The bypass tunnel is part of a larger suite of projects known as Water for the Future, which totals roughly $1.5 billion. These projects also include some structural upgrades to the Catskill Aqueduct, the rehabilitation of a system of groundwater wells in Queens, and a number of conservation projects that will help New York City conserve water. Web: www.nyc.gov/html/waterforthefuture/index.shtml

Dugway   Storage   Tunnel
This project includes the installation of a 24-ft diameter storage tunnel extending approximately 15,000 ft in length from its connection to the Euclid Creek Tunnel (ECT) at the Nine Mile Site to its terminus near Superior Avenue/ Lakeview Road. The Dugway Storage Tunnel (DST) will be constructed with a tunnel boring machine (TBM) in Chagrin Shale at depths approaching 200 ft below ground level. The DST will also include several consolidation sewers, diversion structures, and drop shafts to capture and store CSO from the DST service area. The diversion systems feeding the drop structures will be equipped with the inflow control gates to manage the dynamic flow within the ECT/DST tunnel system. Salini Impregilo signed a $153 million contract to build the project.
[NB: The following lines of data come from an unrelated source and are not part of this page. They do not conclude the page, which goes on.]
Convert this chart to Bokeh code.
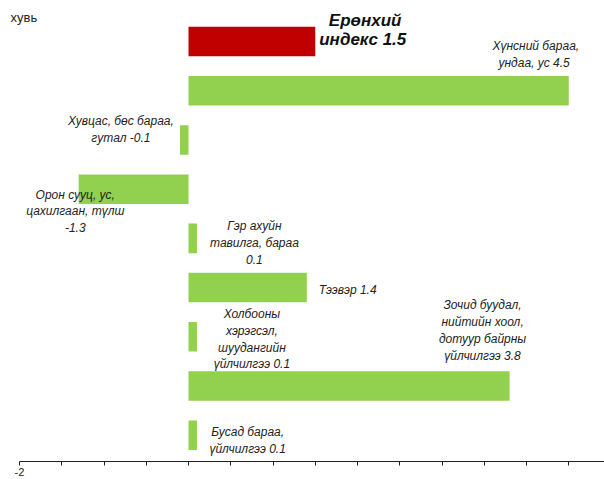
from bokeh.plotting import figure
from bokeh.models import Range1d, FixedTicker, Label, ColumnDataSource
from bokeh.core.properties import value
from bokeh.embed import file_html
from bokeh.resources import INLINE

# ---- data ----
categories = ["Ерөнхий индекс", "Хүнсний бараа, ундаа, ус", "Хувцас, бөс бараа, гутал",
              "Орон сууц, ус, цахилгаан, түлш", "Гэр ахуйн тавилга, бараа", "Тээвэр",
              "Холбооны хэрэгсэл, шуудангийн үйлчилгээ",
              "Зочид буудал, нийтийн хоол, дотуур байрны үйлчилгээ", "Бусад бараа, үйлчилгээ"]
values = [1.5, 4.5, -0.1, -1.3, 0.1, 1.4, 0.1, 3.8, 0.1]
labels = ["Ерөнхий\nиндекс  1.5", "Хүнсний бараа,\nундаа, ус  4.5", "Хувцас, бөс бараа,\nгутал -0.1",
          "Орон сууц, ус,\nцахилгаан, түлш\n-1.3", "Гэр ахуйн\nтавилга, бараа\n0.1", "Тээвэр 1.4",
          "Холбооны\nхэрэгсэл,\nшуудангийн\nүйлчилгээ 0.1",
          "Зочид буудал,\nнийтийн хоол,\nдотуур байрны\nүйлчилгээ 3.8", "Бусад бараа,\nүйлчилгээ 0.1"]
tick_values = [-2, -1.5, -1, -0.5, 0, 0.5, 1, 1.5, 2, 2.5, 3, 3.5, 4, 4.5, 5]
tick_labels = {-2: "-2"}
unit_label = "хувь"

n = len(categories)
ypos = [n - 0.5 - i for i in range(n)]  # category slots, top to bottom

# ---- layout of annotations (data / slot coordinates) ----
label_x = [2.09, 4.11, -0.80, -1.34, 0.78, 1.54, 0.75, 3.48, 0.70]
label_y = [8.74, 8.24, 6.71, 5.05, 4.40, 3.46, 2.45, 2.63, 0.39]
label_align = ["center", "center", "center", "center", "center", "left", "center", "center", "center"]

colors = ["#C00000"] + ["#92D050"] * (n - 1)

y_lo, y_hi = -0.035, 9.335

p = figure(width=604, height=479, output_backend="svg", toolbar_location=None,
           x_range=Range1d(-2.225, 4.923), y_range=Range1d(y_lo, y_hi),
           y_axis_location=None,
           min_border_left=0, min_border_right=0, min_border_top=0, min_border_bottom=18)
p.outline_line_color = None
p.xgrid.visible = False
p.ygrid.visible = False
p.background_fill_color = "white"
p.border_fill_color = "white"

src = ColumnDataSource(dict(y=ypos, val=values, color=colors, cat=categories))
p.hbar(y="y", left=0, right="val", height=0.6, fill_color="color", line_color=None, source=src)

main_src = ColumnDataSource(dict(x=label_x[:1], y=label_y[:1], t=labels[:1]))
p.text(x="x", y="y", text="t", source=main_src, text_font=value("Liberation Sans"),
       text_font_style="bold italic", text_font_size="17px", text_align="center",
       text_baseline="middle", text_color="#111111", text_line_height=1.0)

other_src = ColumnDataSource(dict(x=label_x[1:], y=label_y[1:], t=labels[1:], a=label_align[1:]))
p.text(x="x", y="y", text="t", source=other_src, text_font=value("Liberation Sans"),
       text_font_style="italic", text_font_size="12px", text_align="a",
       text_baseline="middle", text_color="#222222", text_line_height=1.2)

ax = p.xaxis[0]
ax.ticker = FixedTicker(ticks=tick_values)
ax.bounds = (tick_values[0], tick_values[-1])
ax.major_label_overrides = {t: tick_labels.get(t, "") for t in tick_values}
ax.major_label_text_font = "Liberation Sans"
ax.major_label_text_font_size = "11px"
ax.major_label_text_color = "#222222"
ax.major_label_standoff = 2
ax.major_tick_out = 4
ax.major_tick_in = 0
ax.minor_tick_line_color = None
ax.axis_line_color = "#222222"
ax.major_tick_line_color = "#222222"

p.add_layout(Label(x=-2.107, y=8.99, text=unit_label, text_font="Liberation Sans",
                   text_font_size="13px", text_align="left", text_baseline="middle", text_color="#222222"))

open("out.html", "w").write(file_html(p, INLINE))
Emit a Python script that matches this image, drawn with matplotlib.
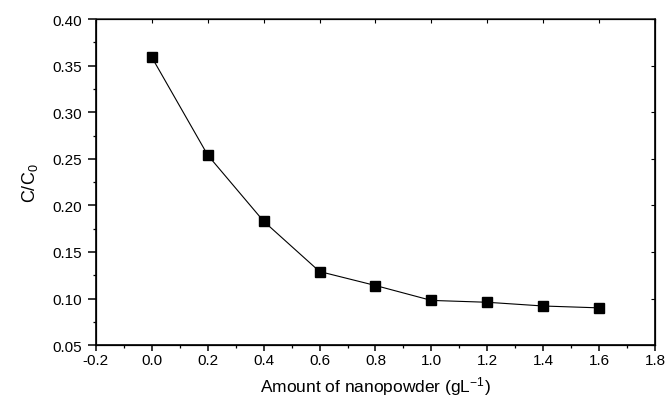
import matplotlib
matplotlib.use("Agg")
from matplotlib import pyplot as plt
from matplotlib.ticker import MultipleLocator, NullLocator, FormatStrFormatter

# amount of nanopowder (g/L) vs C/C0
amount = [0.0, 0.2, 0.4, 0.6, 0.8, 1.0, 1.2, 1.4, 1.6]
ratio = [0.359, 0.254, 0.183, 0.129, 0.114, 0.098, 0.096, 0.092, 0.090]

plt.rcParams['font.family'] = ['Liberation Sans', 'DejaVu Sans']
plt.rcParams['mathtext.fontset'] = 'custom'
plt.rcParams['mathtext.rm'] = 'Liberation Sans'
plt.rcParams['mathtext.it'] = 'Liberation Sans'
plt.rcParams['mathtext.default'] = 'regular'

fig = plt.figure(figsize=(6.66, 4.02), dpi=100)
ax = fig.add_axes([0.144, 0.139, 0.8395, 0.811])

ax.plot(amount, ratio, color='black', lw=0.8, marker='s', ms=7,
        mfc='black', mec='black')

ax.set_xlim(-0.2, 1.8)
ax.set_ylim(0.05, 0.40)
ax.xaxis.set_major_locator(MultipleLocator(0.2))
ax.xaxis.set_minor_locator(MultipleLocator(0.1))
ax.yaxis.set_major_locator(MultipleLocator(0.05))
ax.yaxis.set_minor_locator(MultipleLocator(0.025))
ax.xaxis.set_major_formatter(FormatStrFormatter('%.1f'))
ax.yaxis.set_major_formatter(FormatStrFormatter('%.2f'))

for s in ax.spines.values():
    s.set_linewidth(1.2)
ax.spines['top'].set_color('#444444')

ax.tick_params(axis='y', which='major', direction='out', length=6, width=1.1,
               labelsize=11, pad=4)
ax.tick_params(axis='x', which='major', direction='out', length=4, width=1.1,
               labelsize=11, pad=2)
ax.tick_params(which='minor', direction='out', length=2.5, width=0.9)

# top/right ticks pointing in, no labels
ax2 = ax.twinx()
ax2.set_ylim(ax.get_ylim())
ax2.yaxis.set_major_locator(MultipleLocator(0.05))
ax2.yaxis.set_minor_locator(NullLocator())
ax2.tick_params(direction='in', length=3, width=0.8, labelright=False)
ax3 = ax.twiny()
ax3.set_xlim(ax.get_xlim())
ax3.xaxis.set_major_locator(MultipleLocator(0.2))
ax3.xaxis.set_minor_locator(NullLocator())
ax3.tick_params(direction='in', length=3, width=0.8, labeltop=False)

ax.set_xlabel('Amount of nanopowder (gL$^{-1}$)', fontsize=12.5, labelpad=5)
ax.set_ylabel('C/C$_0$', fontsize=13, labelpad=9)

fig.savefig('out.png', dpi=100)
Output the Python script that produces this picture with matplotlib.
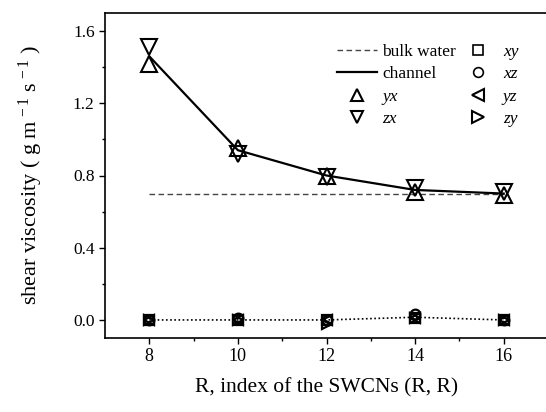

Doan   Valley   Storage   Tunnel
This 17-ft diameter tunnel will extend 9,700 ft. RFP issue: fourth quarter, 2015; design award: first quarter, 2016; construction award: fourth quarter 2017. Estimated cost: $104.5 million.

Westerly   Main    CSO   Storage   Tunnel
The tunnel consists of 12,300 ft of 24-ft diameter tunnel. RFP issue: third quarter, 2016; design award: fourth quarter, 2016; construction award: second quarter 2020. Estimated cost: $180.3 million.

Combined   Sewer   Storage   Tunnel
The City of Ottawa is in the process of designing its Combined Sewer Storage Tunnel (CSST), an estimated $195 million project to reduce overflows and improve water quality in the Ottawa River. The CSST will include two tunnels – the 4.4 km East-West Tunnel and the 2.2-km North-South Tunnel. The tunnel diameters are expected to by about 3 m. The design team includes Stantec, CH2M Hill, Golder Associates and Jacobs Associates. Tender award was expected by May 2015 with construction anticipated to last two to three years.